=== Recorded data ===
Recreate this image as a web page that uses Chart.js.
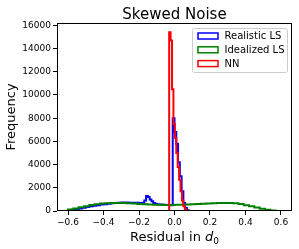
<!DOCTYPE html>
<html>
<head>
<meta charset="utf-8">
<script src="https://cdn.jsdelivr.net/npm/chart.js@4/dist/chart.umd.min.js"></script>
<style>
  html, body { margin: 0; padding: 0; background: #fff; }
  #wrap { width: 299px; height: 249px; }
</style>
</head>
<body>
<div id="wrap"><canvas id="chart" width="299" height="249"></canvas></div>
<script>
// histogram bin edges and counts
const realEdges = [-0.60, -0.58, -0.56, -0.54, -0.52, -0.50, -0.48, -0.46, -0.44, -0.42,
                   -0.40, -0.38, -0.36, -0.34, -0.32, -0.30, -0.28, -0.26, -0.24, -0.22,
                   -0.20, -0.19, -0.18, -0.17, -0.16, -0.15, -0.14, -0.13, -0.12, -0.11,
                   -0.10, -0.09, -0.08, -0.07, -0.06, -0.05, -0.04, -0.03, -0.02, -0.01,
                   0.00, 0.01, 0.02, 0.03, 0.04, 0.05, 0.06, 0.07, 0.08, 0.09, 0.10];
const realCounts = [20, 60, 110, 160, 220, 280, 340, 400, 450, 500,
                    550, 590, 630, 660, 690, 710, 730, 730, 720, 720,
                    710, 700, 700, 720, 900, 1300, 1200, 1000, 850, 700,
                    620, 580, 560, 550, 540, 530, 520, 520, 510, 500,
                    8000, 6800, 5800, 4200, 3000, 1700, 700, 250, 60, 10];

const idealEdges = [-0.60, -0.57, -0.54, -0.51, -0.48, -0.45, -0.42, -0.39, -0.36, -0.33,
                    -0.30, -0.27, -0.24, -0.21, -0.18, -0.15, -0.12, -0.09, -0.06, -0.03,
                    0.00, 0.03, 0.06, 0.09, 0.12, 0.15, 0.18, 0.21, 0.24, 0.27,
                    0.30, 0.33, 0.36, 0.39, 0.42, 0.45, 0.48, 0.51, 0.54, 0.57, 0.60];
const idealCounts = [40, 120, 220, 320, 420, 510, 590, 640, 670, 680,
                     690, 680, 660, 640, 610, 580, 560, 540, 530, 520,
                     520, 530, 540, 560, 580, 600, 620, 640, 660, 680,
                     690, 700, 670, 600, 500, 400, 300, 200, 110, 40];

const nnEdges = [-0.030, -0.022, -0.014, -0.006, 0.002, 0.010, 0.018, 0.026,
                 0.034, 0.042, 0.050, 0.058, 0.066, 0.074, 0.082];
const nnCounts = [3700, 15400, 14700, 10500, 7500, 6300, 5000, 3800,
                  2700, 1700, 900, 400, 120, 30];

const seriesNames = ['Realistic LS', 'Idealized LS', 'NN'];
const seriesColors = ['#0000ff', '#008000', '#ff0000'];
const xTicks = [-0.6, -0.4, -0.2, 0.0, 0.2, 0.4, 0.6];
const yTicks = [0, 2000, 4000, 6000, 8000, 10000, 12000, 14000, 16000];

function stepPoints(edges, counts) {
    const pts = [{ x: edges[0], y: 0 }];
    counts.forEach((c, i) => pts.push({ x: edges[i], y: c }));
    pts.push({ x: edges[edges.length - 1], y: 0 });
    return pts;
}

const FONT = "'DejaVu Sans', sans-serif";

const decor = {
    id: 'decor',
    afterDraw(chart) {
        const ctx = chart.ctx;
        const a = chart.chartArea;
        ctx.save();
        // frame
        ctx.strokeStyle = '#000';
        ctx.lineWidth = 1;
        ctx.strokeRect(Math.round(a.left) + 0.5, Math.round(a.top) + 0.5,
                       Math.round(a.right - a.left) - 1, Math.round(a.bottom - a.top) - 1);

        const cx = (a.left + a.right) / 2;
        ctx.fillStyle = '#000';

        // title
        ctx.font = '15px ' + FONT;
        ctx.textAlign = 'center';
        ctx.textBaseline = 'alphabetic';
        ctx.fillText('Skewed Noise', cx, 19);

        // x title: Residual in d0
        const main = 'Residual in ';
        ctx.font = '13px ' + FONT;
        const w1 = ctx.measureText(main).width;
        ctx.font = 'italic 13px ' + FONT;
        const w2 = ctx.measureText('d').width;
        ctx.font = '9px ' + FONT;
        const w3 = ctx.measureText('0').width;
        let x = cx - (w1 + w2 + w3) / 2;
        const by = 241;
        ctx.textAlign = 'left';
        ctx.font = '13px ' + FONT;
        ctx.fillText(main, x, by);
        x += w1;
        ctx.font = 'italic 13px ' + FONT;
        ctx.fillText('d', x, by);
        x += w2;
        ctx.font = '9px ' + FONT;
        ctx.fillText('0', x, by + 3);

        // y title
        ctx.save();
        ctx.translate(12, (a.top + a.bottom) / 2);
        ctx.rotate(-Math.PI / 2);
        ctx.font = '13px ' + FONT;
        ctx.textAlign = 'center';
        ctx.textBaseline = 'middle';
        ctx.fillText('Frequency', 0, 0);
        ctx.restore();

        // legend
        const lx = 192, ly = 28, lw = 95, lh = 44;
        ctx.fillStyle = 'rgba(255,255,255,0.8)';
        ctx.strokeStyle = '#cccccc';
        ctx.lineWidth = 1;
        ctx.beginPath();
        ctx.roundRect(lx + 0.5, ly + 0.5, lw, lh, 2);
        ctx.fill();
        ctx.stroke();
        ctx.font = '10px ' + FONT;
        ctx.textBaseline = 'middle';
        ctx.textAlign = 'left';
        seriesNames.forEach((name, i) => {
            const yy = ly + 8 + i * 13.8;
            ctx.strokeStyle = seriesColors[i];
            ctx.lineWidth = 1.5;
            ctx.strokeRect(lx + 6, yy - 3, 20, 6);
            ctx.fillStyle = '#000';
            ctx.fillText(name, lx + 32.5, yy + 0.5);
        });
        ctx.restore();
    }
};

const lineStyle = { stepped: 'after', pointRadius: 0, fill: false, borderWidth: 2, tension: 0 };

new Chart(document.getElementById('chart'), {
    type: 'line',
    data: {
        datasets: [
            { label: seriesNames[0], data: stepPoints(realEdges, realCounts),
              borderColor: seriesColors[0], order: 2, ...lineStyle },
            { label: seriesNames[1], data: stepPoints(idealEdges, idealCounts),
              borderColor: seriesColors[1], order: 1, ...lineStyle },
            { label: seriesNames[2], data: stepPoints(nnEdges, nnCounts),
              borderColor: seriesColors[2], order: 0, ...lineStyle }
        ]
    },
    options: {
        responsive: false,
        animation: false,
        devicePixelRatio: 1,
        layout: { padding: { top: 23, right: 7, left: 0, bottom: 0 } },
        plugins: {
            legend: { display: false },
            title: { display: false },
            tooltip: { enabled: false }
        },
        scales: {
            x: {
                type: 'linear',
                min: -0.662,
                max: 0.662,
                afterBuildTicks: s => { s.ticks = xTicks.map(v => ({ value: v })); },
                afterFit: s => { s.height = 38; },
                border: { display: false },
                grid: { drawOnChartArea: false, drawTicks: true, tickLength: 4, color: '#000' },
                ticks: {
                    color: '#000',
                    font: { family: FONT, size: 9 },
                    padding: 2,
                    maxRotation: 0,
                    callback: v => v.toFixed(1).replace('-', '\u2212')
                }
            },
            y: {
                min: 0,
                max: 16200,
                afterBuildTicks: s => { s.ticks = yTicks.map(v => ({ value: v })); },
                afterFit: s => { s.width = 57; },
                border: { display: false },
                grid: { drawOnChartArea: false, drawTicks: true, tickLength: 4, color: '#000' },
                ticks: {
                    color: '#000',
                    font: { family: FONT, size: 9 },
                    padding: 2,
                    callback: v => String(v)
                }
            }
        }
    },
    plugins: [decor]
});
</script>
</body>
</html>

=== Stated task ===
Copy every line of the data exactly as written, excluding the pictures.

=== Solution to the problem ===
Recreate this image as a web page that uses Chart.js.
<!DOCTYPE html>
<html>
<head>
<meta charset="utf-8">
<script src="https://cdn.jsdelivr.net/npm/chart.js@4/dist/chart.umd.min.js"></script>
<style>
  html, body { margin: 0; padding: 0; background: #fff; }
  #wrap { width: 299px; height: 249px; }
</style>
</head>
<body>
<div id="wrap"><canvas id="chart" width="299" height="249"></canvas></div>
<script>
// histogram bin edges and counts
const realEdges = [-0.60, -0.58, -0.56, -0.54, -0.52, -0.50, -0.48, -0.46, -0.44, -0.42,
                   -0.40, -0.38, -0.36, -0.34, -0.32, -0.30, -0.28, -0.26, -0.24, -0.22,
                   -0.20, -0.19, -0.18, -0.17, -0.16, -0.15, -0.14, -0.13, -0.12, -0.11,
                   -0.10, -0.09, -0.08, -0.07, -0.06, -0.05, -0.04, -0.03, -0.02, -0.01,
                   0.00, 0.01, 0.02, 0.03, 0.04, 0.05, 0.06, 0.07, 0.08, 0.09, 0.10];
const realCounts = [20, 60, 110, 160, 220, 280, 340, 400, 450, 500,
                    550, 590, 630, 660, 690, 710, 730, 730, 720, 720,
                    710, 700, 700, 720, 900, 1300, 1200, 1000, 850, 700,
                    620, 580, 560, 550, 540, 530, 520, 520, 510, 500,
                    8000, 6800, 5800, 4200, 3000, 1700, 700, 250, 60, 10];

const idealEdges = [-0.60, -0.57, -0.54, -0.51, -0.48, -0.45, -0.42, -0.39, -0.36, -0.33,
                    -0.30, -0.27, -0.24, -0.21, -0.18, -0.15, -0.12, -0.09, -0.06, -0.03,
                    0.00, 0.03, 0.06, 0.09, 0.12, 0.15, 0.18, 0.21, 0.24, 0.27,
                    0.30, 0.33, 0.36, 0.39, 0.42, 0.45, 0.48, 0.51, 0.54, 0.57, 0.60];
const idealCounts = [40, 120, 220, 320, 420, 510, 590, 640, 670, 680,
                     690, 680, 660, 640, 610, 580, 560, 540, 530, 520,
                     520, 530, 540, 560, 580, 600, 620, 640, 660, 680,
                     690, 700, 670, 600, 500, 400, 300, 200, 110, 40];

const nnEdges = [-0.030, -0.022, -0.014, -0.006, 0.002, 0.010, 0.018, 0.026,
                 0.034, 0.042, 0.050, 0.058, 0.066, 0.074, 0.082];
const nnCounts = [3700, 15400, 14700, 10500, 7500, 6300, 5000, 3800,
                  2700, 1700, 900, 400, 120, 30];

const seriesNames = ['Realistic LS', 'Idealized LS', 'NN'];
const seriesColors = ['#0000ff', '#008000', '#ff0000'];
const xTicks = [-0.6, -0.4, -0.2, 0.0, 0.2, 0.4, 0.6];
const yTicks = [0, 2000, 4000, 6000, 8000, 10000, 12000, 14000, 16000];

function stepPoints(edges, counts) {
    const pts = [{ x: edges[0], y: 0 }];
    counts.forEach((c, i) => pts.push({ x: edges[i], y: c }));
    pts.push({ x: edges[edges.length - 1], y: 0 });
    return pts;
}

const FONT = "'DejaVu Sans', sans-serif";

const decor = {
    id: 'decor',
    afterDraw(chart) {
        const ctx = chart.ctx;
        const a = chart.chartArea;
        ctx.save();
        // frame
        ctx.strokeStyle = '#000';
        ctx.lineWidth = 1;
        ctx.strokeRect(Math.round(a.left) + 0.5, Math.round(a.top) + 0.5,
                       Math.round(a.right - a.left) - 1, Math.round(a.bottom - a.top) - 1);

        const cx = (a.left + a.right) / 2;
        ctx.fillStyle = '#000';

        // title
        ctx.font = '15px ' + FONT;
        ctx.textAlign = 'center';
        ctx.textBaseline = 'alphabetic';
        ctx.fillText('Skewed Noise', cx, 19);

        // x title: Residual in d0
        const main = 'Residual in ';
        ctx.font = '13px ' + FONT;
        const w1 = ctx.measureText(main).width;
        ctx.font = 'italic 13px ' + FONT;
        const w2 = ctx.measureText('d').width;
        ctx.font = '9px ' + FONT;
        const w3 = ctx.measureText('0').width;
        let x = cx - (w1 + w2 + w3) / 2;
        const by = 241;
        ctx.textAlign = 'left';
        ctx.font = '13px ' + FONT;
        ctx.fillText(main, x, by);
        x += w1;
        ctx.font = 'italic 13px ' + FONT;
        ctx.fillText('d', x, by);
        x += w2;
        ctx.font = '9px ' + FONT;
        ctx.fillText('0', x, by + 3);

        // y title
        ctx.save();
        ctx.translate(12, (a.top + a.bottom) / 2);
        ctx.rotate(-Math.PI / 2);
        ctx.font = '13px ' + FONT;
        ctx.textAlign = 'center';
        ctx.textBaseline = 'middle';
        ctx.fillText('Frequency', 0, 0);
        ctx.restore();

        // legend
        const lx = 192, ly = 28, lw = 95, lh = 44;
        ctx.fillStyle = 'rgba(255,255,255,0.8)';
        ctx.strokeStyle = '#cccccc';
        ctx.lineWidth = 1;
        ctx.beginPath();
        ctx.roundRect(lx + 0.5, ly + 0.5, lw, lh, 2);
        ctx.fill();
        ctx.stroke();
        ctx.font = '10px ' + FONT;
        ctx.textBaseline = 'middle';
        ctx.textAlign = 'left';
        seriesNames.forEach((name, i) => {
            const yy = ly + 8 + i * 13.8;
            ctx.strokeStyle = seriesColors[i];
            ctx.lineWidth = 1.5;
            ctx.strokeRect(lx + 6, yy - 3, 20, 6);
            ctx.fillStyle = '#000';
            ctx.fillText(name, lx + 32.5, yy + 0.5);
        });
        ctx.restore();
    }
};

const lineStyle = { stepped: 'after', pointRadius: 0, fill: false, borderWidth: 2, tension: 0 };

new Chart(document.getElementById('chart'), {
    type: 'line',
    data: {
        datasets: [
            { label: seriesNames[0], data: stepPoints(realEdges, realCounts),
              borderColor: seriesColors[0], order: 2, ...lineStyle },
            { label: seriesNames[1], data: stepPoints(idealEdges, idealCounts),
              borderColor: seriesColors[1], order: 1, ...lineStyle },
            { label: seriesNames[2], data: stepPoints(nnEdges, nnCounts),
              borderColor: seriesColors[2], order: 0, ...lineStyle }
        ]
    },
    options: {
        responsive: false,
        animation: false,
        devicePixelRatio: 1,
        layout: { padding: { top: 23, right: 7, left: 0, bottom: 0 } },
        plugins: {
            legend: { display: false },
            title: { display: false },
            tooltip: { enabled: false }
        },
        scales: {
            x: {
                type: 'linear',
                min: -0.662,
                max: 0.662,
                afterBuildTicks: s => { s.ticks = xTicks.map(v => ({ value: v })); },
                afterFit: s => { s.height = 38; },
                border: { display: false },
                grid: { drawOnChartArea: false, drawTicks: true, tickLength: 4, color: '#000' },
                ticks: {
                    color: '#000',
                    font: { family: FONT, size: 9 },
                    padding: 2,
                    maxRotation: 0,
                    callback: v => v.toFixed(1).replace('-', '\u2212')
                }
            },
            y: {
                min: 0,
                max: 16200,
                afterBuildTicks: s => { s.ticks = yTicks.map(v => ({ value: v })); },
                afterFit: s => { s.width = 57; },
                border: { display: false },
                grid: { drawOnChartArea: false, drawTicks: true, tickLength: 4, color: '#000' },
                ticks: {
                    color: '#000',
                    font: { family: FONT, size: 9 },
                    padding: 2,
                    callback: v => String(v)
                }
            }
        }
    },
    plugins: [decor]
});
</script>
</body>
</html>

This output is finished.